Jika Indonesia ingin menjadikan akuakultur sebagai pilar ekonomi biru berkelanjutan, maka budidaya kerang hijau harus diarusutamakan. Beberapa langkah yang perlu dipertimbangkan antara lain:

1. Penataan Ruang Laut untuk Budidaya Bivalvia. Pemerintah daerah perlu menetapkan zonasi budidaya kerang hijau secara eksplisit dalam Rencana Zonasi Wilayah Pesisir dan Pulau-pulau Kecil (RZWP3K), dengan mempertimbangkan aspek daya dukung lingkungan dan akses.

2. Penguatan Sistem Sertifikasi dan Keamanan Pangan. Penting untuk membangun sistem pemantauan kualitas air dan keamanan pangan produk kerang hijau, baik untuk konsumsi lokal maupun ekspor. Pemerintah dapat bekerja sama dengan perguruan tinggi dan laboratorium terakreditasi untuk melakukan uji logam berat, bakteri, dan parameter lainnya secara berkala. Sertifikasi berbasis lokasi budidaya dapat menjadi insentif bagi pembudidaya untuk menjaga kualitas lingkungan.

3. Edukasi dan Pemberdayaan Masyarakat Pesisir. Masyarakat pesisir merupakan aktor utama dalam budidaya kerang hijau.

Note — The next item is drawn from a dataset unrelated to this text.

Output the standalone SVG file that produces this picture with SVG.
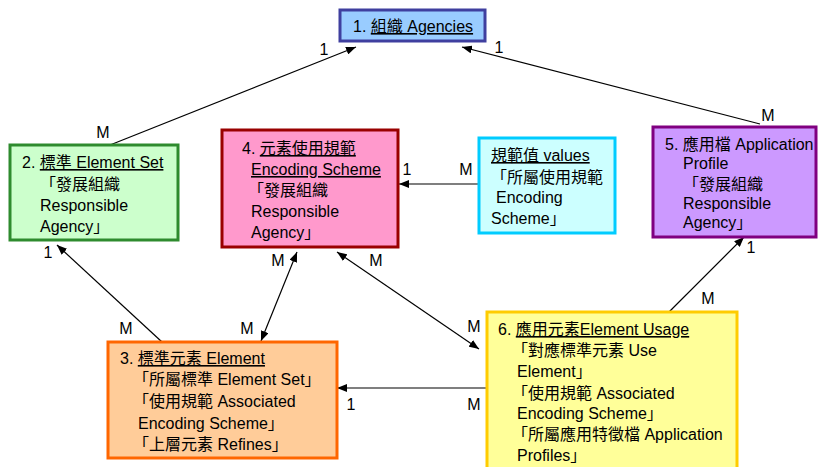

Oleh karena itu, pelatihan teknis, penyuluhan tentang sanitasi dan pengolahan hasil, serta akses terhadap permodalan dan pasar sangat krusial. Program pemberdayaan perempuan dalam pengolahan hasil kerang, seperti kerang beku, kerang asinan, atau keripik kerang, dapat menjadi penggerak ekonomi lokal.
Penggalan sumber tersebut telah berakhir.